> **TASK DIRECTIONS**:
The lines from the top of the material below through the line containing "239, 240, 241];" are to be printed exactly, with pictures omitted.

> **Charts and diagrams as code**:

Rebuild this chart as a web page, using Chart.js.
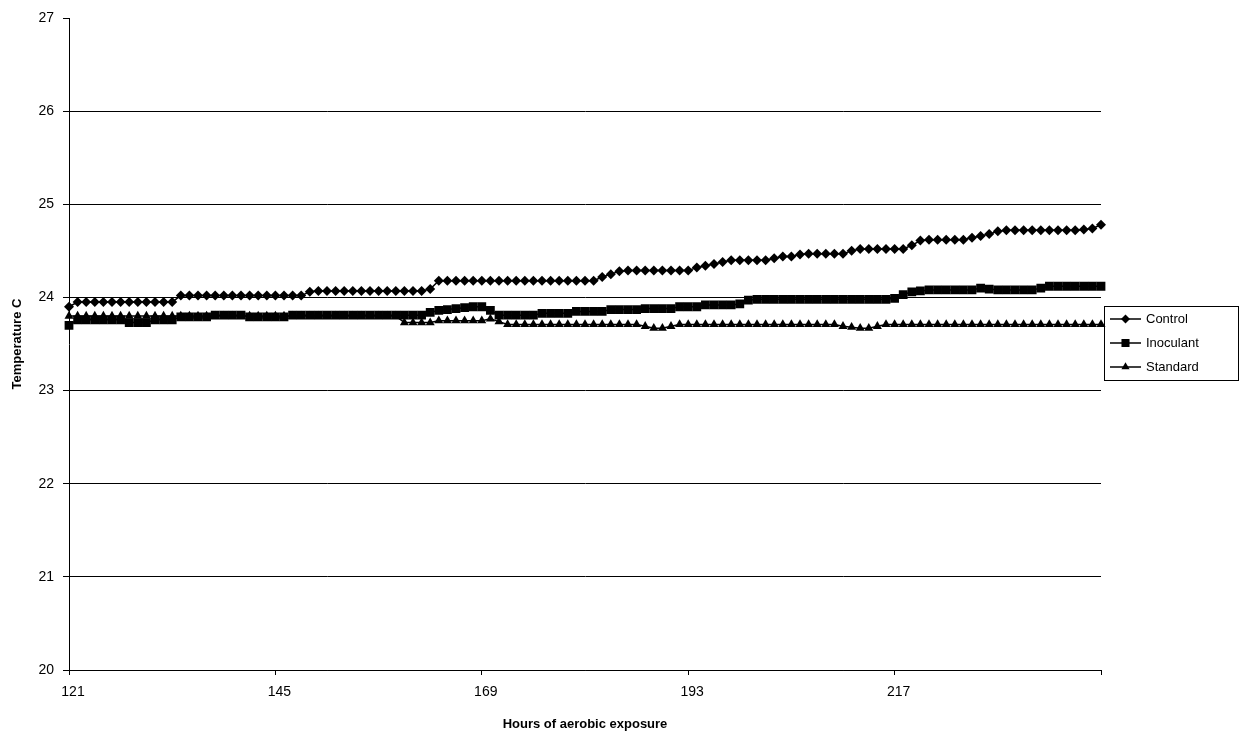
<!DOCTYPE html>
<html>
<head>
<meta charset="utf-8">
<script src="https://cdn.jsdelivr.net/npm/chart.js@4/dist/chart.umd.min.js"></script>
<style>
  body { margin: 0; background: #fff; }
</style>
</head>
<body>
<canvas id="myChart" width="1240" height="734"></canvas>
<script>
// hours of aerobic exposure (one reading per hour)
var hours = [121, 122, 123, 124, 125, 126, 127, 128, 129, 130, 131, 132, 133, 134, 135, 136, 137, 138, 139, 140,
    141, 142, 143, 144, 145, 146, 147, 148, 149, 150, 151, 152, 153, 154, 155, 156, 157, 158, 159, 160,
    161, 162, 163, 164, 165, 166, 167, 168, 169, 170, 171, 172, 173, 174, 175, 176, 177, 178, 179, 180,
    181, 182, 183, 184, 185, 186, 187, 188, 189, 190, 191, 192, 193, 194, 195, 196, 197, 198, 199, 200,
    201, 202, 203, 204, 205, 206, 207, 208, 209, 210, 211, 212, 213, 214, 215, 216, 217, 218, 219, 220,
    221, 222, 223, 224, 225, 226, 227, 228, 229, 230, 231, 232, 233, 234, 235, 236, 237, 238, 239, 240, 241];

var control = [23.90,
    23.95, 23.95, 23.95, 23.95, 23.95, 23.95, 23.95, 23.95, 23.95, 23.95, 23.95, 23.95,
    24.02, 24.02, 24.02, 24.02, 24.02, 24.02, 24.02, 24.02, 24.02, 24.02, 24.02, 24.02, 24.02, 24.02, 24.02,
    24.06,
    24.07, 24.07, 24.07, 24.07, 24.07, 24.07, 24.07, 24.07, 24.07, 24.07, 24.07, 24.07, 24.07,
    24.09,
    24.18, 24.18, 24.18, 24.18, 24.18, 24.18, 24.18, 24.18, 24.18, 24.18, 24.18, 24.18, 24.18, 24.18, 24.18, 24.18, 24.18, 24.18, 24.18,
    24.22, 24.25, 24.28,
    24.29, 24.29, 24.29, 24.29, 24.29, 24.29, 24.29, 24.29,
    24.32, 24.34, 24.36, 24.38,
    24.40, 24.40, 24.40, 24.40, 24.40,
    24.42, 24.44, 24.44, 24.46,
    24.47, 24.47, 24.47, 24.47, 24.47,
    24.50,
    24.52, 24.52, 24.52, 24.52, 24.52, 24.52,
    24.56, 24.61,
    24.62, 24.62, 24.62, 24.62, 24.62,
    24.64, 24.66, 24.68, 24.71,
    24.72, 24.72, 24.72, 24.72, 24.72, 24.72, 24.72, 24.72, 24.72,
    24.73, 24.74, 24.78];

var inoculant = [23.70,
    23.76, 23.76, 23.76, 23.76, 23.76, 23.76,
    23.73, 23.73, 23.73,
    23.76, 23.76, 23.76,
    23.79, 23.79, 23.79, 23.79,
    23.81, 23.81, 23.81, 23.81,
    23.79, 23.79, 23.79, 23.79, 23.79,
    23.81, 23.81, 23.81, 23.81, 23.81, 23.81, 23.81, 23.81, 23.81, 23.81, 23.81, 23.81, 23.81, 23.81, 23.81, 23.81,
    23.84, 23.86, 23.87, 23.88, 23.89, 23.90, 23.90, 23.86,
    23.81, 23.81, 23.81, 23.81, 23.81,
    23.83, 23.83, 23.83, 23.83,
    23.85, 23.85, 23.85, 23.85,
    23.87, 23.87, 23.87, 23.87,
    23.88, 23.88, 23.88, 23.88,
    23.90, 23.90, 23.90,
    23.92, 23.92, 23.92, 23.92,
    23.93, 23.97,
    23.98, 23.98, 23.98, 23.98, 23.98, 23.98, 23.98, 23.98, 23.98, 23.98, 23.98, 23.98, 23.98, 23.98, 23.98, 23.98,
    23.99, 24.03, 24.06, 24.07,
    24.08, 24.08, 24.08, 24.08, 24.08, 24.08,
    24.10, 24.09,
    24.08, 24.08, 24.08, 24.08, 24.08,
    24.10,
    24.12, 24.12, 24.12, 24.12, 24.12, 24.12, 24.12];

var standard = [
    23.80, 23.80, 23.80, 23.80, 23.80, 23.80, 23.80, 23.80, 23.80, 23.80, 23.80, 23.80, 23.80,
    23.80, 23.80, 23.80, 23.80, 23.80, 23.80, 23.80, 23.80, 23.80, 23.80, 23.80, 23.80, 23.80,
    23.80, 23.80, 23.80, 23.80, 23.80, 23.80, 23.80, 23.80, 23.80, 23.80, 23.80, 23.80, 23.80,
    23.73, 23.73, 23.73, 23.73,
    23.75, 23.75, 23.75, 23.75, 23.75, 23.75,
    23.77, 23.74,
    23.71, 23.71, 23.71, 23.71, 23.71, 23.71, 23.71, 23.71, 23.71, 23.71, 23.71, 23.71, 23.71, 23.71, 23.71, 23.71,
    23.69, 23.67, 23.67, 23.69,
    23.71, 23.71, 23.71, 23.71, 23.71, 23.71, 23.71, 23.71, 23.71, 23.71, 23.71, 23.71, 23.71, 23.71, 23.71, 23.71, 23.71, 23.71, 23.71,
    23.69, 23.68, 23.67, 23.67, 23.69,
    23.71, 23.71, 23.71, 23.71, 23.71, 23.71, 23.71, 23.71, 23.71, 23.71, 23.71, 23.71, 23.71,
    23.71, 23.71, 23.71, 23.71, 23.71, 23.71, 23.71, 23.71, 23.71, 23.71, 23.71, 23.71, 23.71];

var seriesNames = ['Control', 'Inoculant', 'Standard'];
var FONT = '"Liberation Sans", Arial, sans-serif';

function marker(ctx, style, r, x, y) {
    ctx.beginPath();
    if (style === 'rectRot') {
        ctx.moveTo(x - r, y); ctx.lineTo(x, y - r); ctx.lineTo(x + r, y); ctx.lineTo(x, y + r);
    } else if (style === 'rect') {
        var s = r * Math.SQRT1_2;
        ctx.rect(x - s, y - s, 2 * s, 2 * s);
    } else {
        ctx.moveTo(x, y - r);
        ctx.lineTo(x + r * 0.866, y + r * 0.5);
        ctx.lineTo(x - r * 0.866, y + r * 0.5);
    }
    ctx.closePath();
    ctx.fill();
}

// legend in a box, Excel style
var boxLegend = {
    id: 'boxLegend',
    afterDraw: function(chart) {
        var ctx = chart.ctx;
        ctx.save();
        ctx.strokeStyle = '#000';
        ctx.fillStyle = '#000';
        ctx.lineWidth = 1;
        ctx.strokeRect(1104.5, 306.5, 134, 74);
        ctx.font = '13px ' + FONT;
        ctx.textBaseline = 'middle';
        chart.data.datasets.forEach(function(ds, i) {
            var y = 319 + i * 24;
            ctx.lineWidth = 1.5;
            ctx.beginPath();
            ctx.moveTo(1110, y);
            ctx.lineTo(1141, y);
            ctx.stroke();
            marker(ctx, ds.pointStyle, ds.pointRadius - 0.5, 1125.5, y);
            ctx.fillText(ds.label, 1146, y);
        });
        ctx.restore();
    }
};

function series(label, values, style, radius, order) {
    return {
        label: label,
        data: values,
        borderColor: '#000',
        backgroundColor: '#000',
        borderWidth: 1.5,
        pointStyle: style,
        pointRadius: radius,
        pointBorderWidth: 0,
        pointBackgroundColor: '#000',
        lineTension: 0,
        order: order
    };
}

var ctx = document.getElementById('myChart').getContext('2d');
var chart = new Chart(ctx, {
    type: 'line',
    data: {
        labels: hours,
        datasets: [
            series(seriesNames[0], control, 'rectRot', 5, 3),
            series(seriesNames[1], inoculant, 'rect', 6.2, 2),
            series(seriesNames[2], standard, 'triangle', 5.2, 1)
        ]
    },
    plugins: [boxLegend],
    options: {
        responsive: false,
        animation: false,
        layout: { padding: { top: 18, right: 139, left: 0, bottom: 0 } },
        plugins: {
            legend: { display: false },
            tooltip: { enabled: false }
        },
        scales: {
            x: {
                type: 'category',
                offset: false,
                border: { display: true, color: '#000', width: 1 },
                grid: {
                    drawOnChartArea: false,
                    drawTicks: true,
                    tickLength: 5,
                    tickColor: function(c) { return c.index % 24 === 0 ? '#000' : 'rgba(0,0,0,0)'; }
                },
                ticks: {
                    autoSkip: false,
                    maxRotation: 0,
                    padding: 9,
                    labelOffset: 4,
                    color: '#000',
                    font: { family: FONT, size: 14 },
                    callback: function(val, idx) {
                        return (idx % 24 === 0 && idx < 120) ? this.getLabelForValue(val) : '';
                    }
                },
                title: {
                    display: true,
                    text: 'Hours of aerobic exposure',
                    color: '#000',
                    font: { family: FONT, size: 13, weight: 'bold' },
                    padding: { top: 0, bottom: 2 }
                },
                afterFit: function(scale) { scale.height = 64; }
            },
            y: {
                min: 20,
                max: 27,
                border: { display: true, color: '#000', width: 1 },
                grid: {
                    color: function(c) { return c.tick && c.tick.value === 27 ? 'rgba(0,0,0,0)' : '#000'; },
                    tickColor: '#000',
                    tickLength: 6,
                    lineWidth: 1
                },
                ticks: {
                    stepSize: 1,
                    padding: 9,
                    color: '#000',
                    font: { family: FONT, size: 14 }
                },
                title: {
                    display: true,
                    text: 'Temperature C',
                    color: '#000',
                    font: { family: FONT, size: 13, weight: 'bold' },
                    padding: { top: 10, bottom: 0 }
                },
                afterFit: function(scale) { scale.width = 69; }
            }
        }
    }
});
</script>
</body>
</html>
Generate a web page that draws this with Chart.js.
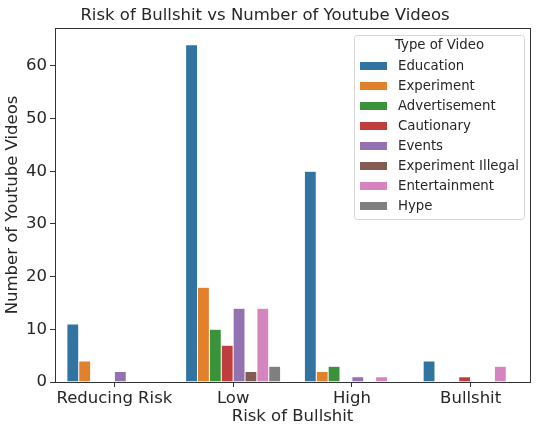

> **ANSWER**:
Rebuild this chart as a web page, using Chart.js.
<!DOCTYPE html>
<html>
<head>
<meta charset="utf-8">
<script src="https://cdn.jsdelivr.net/npm/chart.js@4/dist/chart.umd.min.js"></script>
<style>
  body { margin: 0; background: #fff; }
</style>
</head>
<body>
<canvas id="myChart" width="1240" height="734"></canvas>
<script>
// hours of aerobic exposure (one reading per hour)
var hours = [121, 122, 123, 124, 125, 126, 127, 128, 129, 130, 131, 132, 133, 134, 135, 136, 137, 138, 139, 140,
    141, 142, 143, 144, 145, 146, 147, 148, 149, 150, 151, 152, 153, 154, 155, 156, 157, 158, 159, 160,
    161, 162, 163, 164, 165, 166, 167, 168, 169, 170, 171, 172, 173, 174, 175, 176, 177, 178, 179, 180,
    181, 182, 183, 184, 185, 186, 187, 188, 189, 190, 191, 192, 193, 194, 195, 196, 197, 198, 199, 200,
    201, 202, 203, 204, 205, 206, 207, 208, 209, 210, 211, 212, 213, 214, 215, 216, 217, 218, 219, 220,
    221, 222, 223, 224, 225, 226, 227, 228, 229, 230, 231, 232, 233, 234, 235, 236, 237, 238, 239, 240, 241];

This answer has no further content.